• EXERCISE OBJECTIVE:
Quote, verbatim, all material below, without pictures.

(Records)
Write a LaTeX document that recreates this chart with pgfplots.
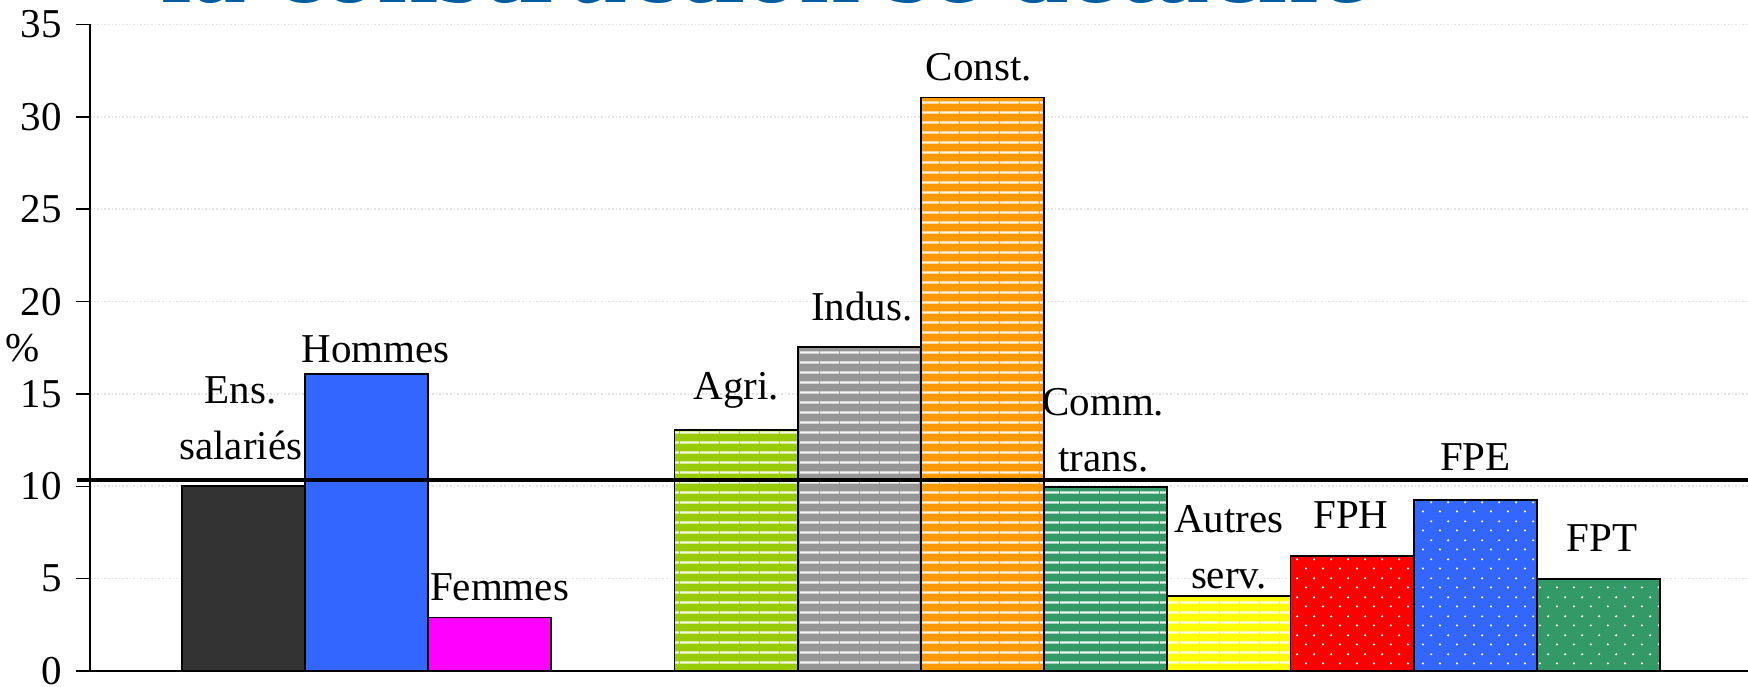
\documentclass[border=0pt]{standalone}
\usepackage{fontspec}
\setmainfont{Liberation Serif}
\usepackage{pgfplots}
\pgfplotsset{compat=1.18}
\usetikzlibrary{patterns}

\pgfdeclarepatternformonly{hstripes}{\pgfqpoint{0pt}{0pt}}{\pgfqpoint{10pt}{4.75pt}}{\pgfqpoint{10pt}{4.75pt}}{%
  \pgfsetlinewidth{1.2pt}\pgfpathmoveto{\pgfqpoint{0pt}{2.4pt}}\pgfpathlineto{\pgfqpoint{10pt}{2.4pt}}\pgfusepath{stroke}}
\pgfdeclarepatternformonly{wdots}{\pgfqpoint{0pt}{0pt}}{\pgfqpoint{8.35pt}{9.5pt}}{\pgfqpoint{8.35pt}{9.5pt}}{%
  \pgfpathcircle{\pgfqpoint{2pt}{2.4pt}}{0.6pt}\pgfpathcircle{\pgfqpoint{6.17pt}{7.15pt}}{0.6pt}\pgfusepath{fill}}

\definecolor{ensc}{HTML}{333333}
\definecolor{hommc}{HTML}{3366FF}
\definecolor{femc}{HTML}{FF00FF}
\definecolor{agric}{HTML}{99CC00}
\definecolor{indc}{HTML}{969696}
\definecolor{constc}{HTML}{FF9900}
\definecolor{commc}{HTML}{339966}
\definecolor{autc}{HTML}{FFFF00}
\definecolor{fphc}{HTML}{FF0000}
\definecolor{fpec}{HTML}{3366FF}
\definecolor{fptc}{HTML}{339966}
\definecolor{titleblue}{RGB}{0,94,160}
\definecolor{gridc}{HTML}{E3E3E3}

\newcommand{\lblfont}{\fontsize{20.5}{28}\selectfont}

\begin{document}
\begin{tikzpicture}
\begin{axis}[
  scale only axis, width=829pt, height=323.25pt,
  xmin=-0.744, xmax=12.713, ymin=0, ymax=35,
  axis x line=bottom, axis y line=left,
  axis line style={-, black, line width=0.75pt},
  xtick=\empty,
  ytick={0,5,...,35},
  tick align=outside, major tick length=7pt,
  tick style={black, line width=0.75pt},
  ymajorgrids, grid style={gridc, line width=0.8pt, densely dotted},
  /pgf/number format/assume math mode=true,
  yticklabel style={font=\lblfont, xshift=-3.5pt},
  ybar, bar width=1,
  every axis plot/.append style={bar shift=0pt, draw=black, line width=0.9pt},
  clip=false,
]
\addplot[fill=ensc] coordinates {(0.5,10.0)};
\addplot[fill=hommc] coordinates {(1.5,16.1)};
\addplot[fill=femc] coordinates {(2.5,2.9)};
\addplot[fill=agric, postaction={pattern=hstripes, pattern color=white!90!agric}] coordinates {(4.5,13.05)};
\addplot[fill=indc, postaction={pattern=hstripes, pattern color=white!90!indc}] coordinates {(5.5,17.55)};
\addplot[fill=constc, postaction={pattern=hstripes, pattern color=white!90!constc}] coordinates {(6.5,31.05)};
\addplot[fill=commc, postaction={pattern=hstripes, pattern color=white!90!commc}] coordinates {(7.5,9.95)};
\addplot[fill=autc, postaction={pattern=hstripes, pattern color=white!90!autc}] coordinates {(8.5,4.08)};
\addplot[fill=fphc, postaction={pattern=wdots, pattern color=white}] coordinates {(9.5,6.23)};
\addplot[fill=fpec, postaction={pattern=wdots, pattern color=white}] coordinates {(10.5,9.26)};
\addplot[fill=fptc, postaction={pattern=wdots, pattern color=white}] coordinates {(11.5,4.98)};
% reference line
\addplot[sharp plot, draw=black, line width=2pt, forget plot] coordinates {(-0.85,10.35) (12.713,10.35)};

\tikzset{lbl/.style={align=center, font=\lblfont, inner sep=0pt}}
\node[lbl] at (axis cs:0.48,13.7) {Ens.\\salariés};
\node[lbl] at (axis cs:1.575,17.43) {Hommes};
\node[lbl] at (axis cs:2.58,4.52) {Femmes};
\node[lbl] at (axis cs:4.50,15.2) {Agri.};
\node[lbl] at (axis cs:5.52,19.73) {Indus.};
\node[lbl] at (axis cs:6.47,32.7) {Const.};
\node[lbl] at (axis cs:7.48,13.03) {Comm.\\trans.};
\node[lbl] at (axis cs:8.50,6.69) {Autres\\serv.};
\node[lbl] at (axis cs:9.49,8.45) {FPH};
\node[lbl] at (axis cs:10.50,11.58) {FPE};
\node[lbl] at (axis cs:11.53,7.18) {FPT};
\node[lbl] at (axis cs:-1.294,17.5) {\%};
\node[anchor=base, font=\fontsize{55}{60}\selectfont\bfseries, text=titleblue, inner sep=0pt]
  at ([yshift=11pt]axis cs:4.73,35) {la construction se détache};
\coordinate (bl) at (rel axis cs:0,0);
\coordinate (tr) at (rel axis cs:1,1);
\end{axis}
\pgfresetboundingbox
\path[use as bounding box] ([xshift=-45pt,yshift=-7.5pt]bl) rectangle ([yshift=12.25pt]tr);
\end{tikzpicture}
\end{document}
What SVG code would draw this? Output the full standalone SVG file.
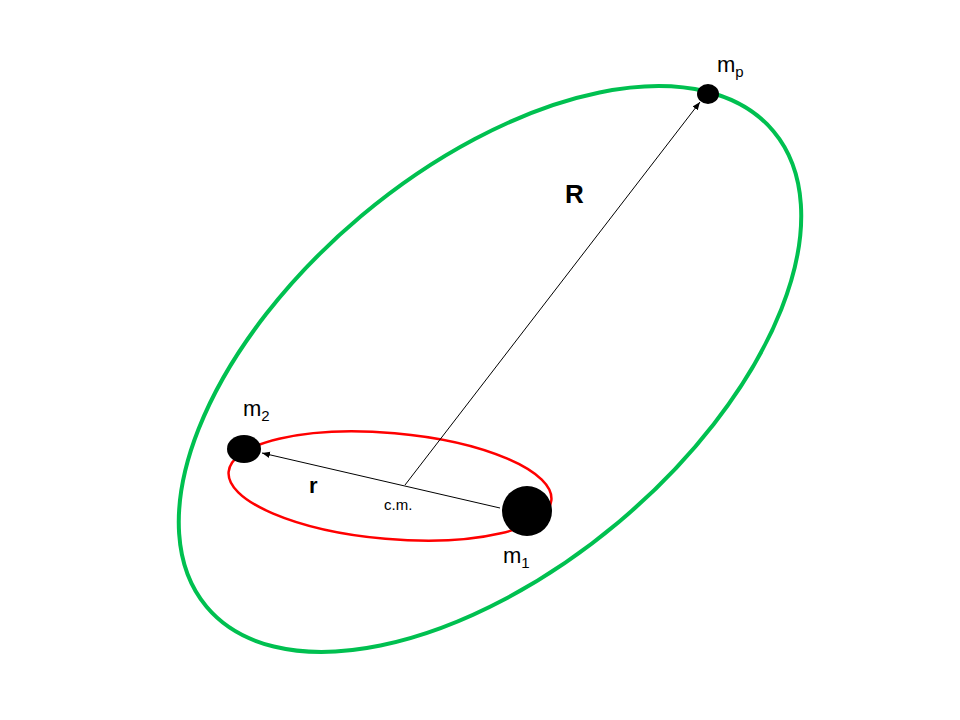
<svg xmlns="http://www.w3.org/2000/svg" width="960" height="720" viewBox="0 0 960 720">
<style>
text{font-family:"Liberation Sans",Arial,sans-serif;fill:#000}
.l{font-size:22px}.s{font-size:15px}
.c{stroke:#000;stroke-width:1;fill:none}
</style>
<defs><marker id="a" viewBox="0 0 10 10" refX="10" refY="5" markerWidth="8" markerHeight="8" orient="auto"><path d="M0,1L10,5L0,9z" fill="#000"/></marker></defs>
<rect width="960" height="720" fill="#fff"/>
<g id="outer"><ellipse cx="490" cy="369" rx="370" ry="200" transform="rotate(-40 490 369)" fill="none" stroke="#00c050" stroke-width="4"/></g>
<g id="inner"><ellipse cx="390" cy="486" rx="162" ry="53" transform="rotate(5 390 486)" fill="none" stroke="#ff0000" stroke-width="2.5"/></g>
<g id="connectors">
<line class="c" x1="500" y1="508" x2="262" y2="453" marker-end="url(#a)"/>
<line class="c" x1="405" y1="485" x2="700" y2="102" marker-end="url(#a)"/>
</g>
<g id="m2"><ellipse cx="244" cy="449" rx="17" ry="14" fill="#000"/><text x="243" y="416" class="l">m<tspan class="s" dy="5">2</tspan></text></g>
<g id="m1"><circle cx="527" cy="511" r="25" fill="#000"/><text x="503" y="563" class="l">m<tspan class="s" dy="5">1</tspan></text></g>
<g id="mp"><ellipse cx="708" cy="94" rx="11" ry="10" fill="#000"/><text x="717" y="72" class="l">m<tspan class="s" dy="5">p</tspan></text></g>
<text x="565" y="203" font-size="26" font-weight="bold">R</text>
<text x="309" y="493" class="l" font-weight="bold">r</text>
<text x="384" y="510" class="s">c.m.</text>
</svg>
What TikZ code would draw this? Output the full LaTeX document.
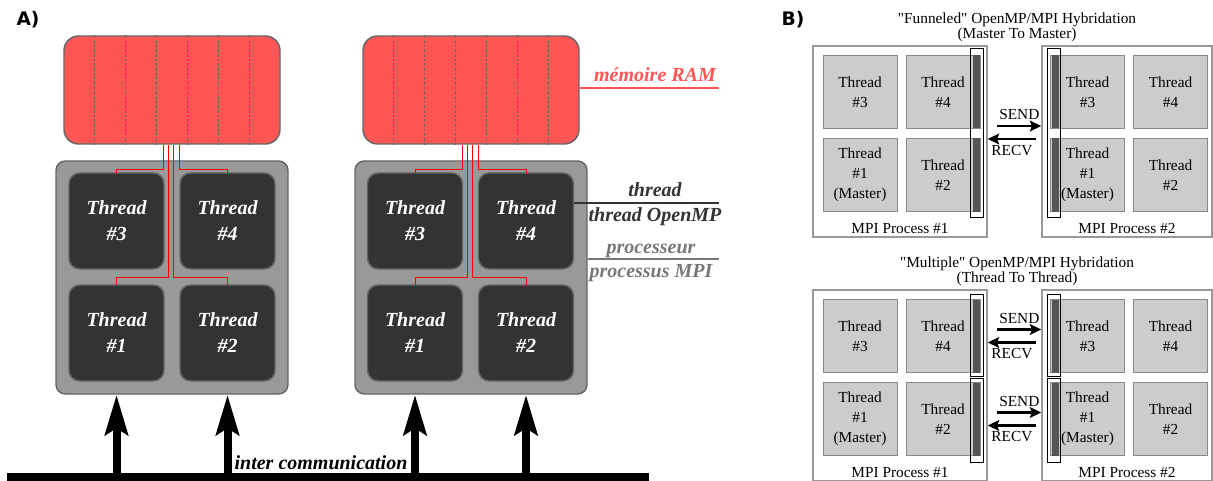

• SOLUTION TO THIS TASK:
Write a LaTeX document that recreates this chart with pgfplots.
\documentclass[border=0pt]{standalone}
\usepackage{fontspec}
\setmainfont{Liberation Serif}
\usepackage{pgfplots}
\pgfplotsset{compat=1.18}
\usetikzlibrary{patterns}

\pgfdeclarepatternformonly{hstripes}{\pgfqpoint{0pt}{0pt}}{\pgfqpoint{10pt}{4.75pt}}{\pgfqpoint{10pt}{4.75pt}}{%
  \pgfsetlinewidth{1.2pt}\pgfpathmoveto{\pgfqpoint{0pt}{2.4pt}}\pgfpathlineto{\pgfqpoint{10pt}{2.4pt}}\pgfusepath{stroke}}
\pgfdeclarepatternformonly{wdots}{\pgfqpoint{0pt}{0pt}}{\pgfqpoint{8.35pt}{9.5pt}}{\pgfqpoint{8.35pt}{9.5pt}}{%
  \pgfpathcircle{\pgfqpoint{2pt}{2.4pt}}{0.6pt}\pgfpathcircle{\pgfqpoint{6.17pt}{7.15pt}}{0.6pt}\pgfusepath{fill}}

\definecolor{ensc}{HTML}{333333}
\definecolor{hommc}{HTML}{3366FF}
\definecolor{femc}{HTML}{FF00FF}
\definecolor{agric}{HTML}{99CC00}
\definecolor{indc}{HTML}{969696}
\definecolor{constc}{HTML}{FF9900}
\definecolor{commc}{HTML}{339966}
\definecolor{autc}{HTML}{FFFF00}
\definecolor{fphc}{HTML}{FF0000}
\definecolor{fpec}{HTML}{3366FF}
\definecolor{fptc}{HTML}{339966}
\definecolor{titleblue}{RGB}{0,94,160}
\definecolor{gridc}{HTML}{E3E3E3}

\newcommand{\lblfont}{\fontsize{20.5}{28}\selectfont}

\begin{document}
\begin{tikzpicture}
\begin{axis}[
  scale only axis, width=829pt, height=323.25pt,
  xmin=-0.744, xmax=12.713, ymin=0, ymax=35,
  axis x line=bottom, axis y line=left,
  axis line style={-, black, line width=0.75pt},
  xtick=\empty,
  ytick={0,5,...,35},
  tick align=outside, major tick length=7pt,
  tick style={black, line width=0.75pt},
  ymajorgrids, grid style={gridc, line width=0.8pt, densely dotted},
  /pgf/number format/assume math mode=true,
  yticklabel style={font=\lblfont, xshift=-3.5pt},
  ybar, bar width=1,
  every axis plot/.append style={bar shift=0pt, draw=black, line width=0.9pt},
  clip=false,
]
\addplot[fill=ensc] coordinates {(0.5,10.0)};
\addplot[fill=hommc] coordinates {(1.5,16.1)};
\addplot[fill=femc] coordinates {(2.5,2.9)};
\addplot[fill=agric, postaction={pattern=hstripes, pattern color=white!90!agric}] coordinates {(4.5,13.05)};
\addplot[fill=indc, postaction={pattern=hstripes, pattern color=white!90!indc}] coordinates {(5.5,17.55)};
\addplot[fill=constc, postaction={pattern=hstripes, pattern color=white!90!constc}] coordinates {(6.5,31.05)};
\addplot[fill=commc, postaction={pattern=hstripes, pattern color=white!90!commc}] coordinates {(7.5,9.95)};
\addplot[fill=autc, postaction={pattern=hstripes, pattern color=white!90!autc}] coordinates {(8.5,4.08)};
\addplot[fill=fphc, postaction={pattern=wdots, pattern color=white}] coordinates {(9.5,6.23)};
\addplot[fill=fpec, postaction={pattern=wdots, pattern color=white}] coordinates {(10.5,9.26)};
\addplot[fill=fptc, postaction={pattern=wdots, pattern color=white}] coordinates {(11.5,4.98)};
% reference line
\addplot[sharp plot, draw=black, line width=2pt, forget plot] coordinates {(-0.85,10.35) (12.713,10.35)};

\tikzset{lbl/.style={align=center, font=\lblfont, inner sep=0pt}}
\node[lbl] at (axis cs:0.48,13.7) {Ens.\\salariés};
\node[lbl] at (axis cs:1.575,17.43) {Hommes};
\node[lbl] at (axis cs:2.58,4.52) {Femmes};
\node[lbl] at (axis cs:4.50,15.2) {Agri.};
\node[lbl] at (axis cs:5.52,19.73) {Indus.};
\node[lbl] at (axis cs:6.47,32.7) {Const.};
\node[lbl] at (axis cs:7.48,13.03) {Comm.\\trans.};
\node[lbl] at (axis cs:8.50,6.69) {Autres\\serv.};
\node[lbl] at (axis cs:9.49,8.45) {FPH};
\node[lbl] at (axis cs:10.50,11.58) {FPE};
\node[lbl] at (axis cs:11.53,7.18) {FPT};
\node[lbl] at (axis cs:-1.294,17.5) {\%};
\node[anchor=base, font=\fontsize{55}{60}\selectfont\bfseries, text=titleblue, inner sep=0pt]
  at ([yshift=11pt]axis cs:4.73,35) {la construction se détache};
\coordinate (bl) at (rel axis cs:0,0);
\coordinate (tr) at (rel axis cs:1,1);
\end{axis}
\pgfresetboundingbox
\path[use as bounding box] ([xshift=-45pt,yshift=-7.5pt]bl) rectangle ([yshift=12.25pt]tr);
\end{tikzpicture}
\end{document}
What SVG code would draw this? Output the full standalone SVG file.
<svg xmlns="http://www.w3.org/2000/svg" width="960" height="720" viewBox="0 0 960 720">
<style>
text{font-family:"Liberation Sans",Arial,sans-serif;fill:#000}
.l{font-size:22px}.s{font-size:15px}
.c{stroke:#000;stroke-width:1;fill:none}
</style>
<defs><marker id="a" viewBox="0 0 10 10" refX="10" refY="5" markerWidth="8" markerHeight="8" orient="auto"><path d="M0,1L10,5L0,9z" fill="#000"/></marker></defs>
<rect width="960" height="720" fill="#fff"/>
<g id="outer"><ellipse cx="490" cy="369" rx="370" ry="200" transform="rotate(-40 490 369)" fill="none" stroke="#00c050" stroke-width="4"/></g>
<g id="inner"><ellipse cx="390" cy="486" rx="162" ry="53" transform="rotate(5 390 486)" fill="none" stroke="#ff0000" stroke-width="2.5"/></g>
<g id="connectors">
<line class="c" x1="500" y1="508" x2="262" y2="453" marker-end="url(#a)"/>
<line class="c" x1="405" y1="485" x2="700" y2="102" marker-end="url(#a)"/>
</g>
<g id="m2"><ellipse cx="244" cy="449" rx="17" ry="14" fill="#000"/><text x="243" y="416" class="l">m<tspan class="s" dy="5">2</tspan></text></g>
<g id="m1"><circle cx="527" cy="511" r="25" fill="#000"/><text x="503" y="563" class="l">m<tspan class="s" dy="5">1</tspan></text></g>
<g id="mp"><ellipse cx="708" cy="94" rx="11" ry="10" fill="#000"/><text x="717" y="72" class="l">m<tspan class="s" dy="5">p</tspan></text></g>
<text x="565" y="203" font-size="26" font-weight="bold">R</text>
<text x="309" y="493" class="l" font-weight="bold">r</text>
<text x="384" y="510" class="s">c.m.</text>
</svg>
What TikZ code would draw this? Output the full LaTeX document.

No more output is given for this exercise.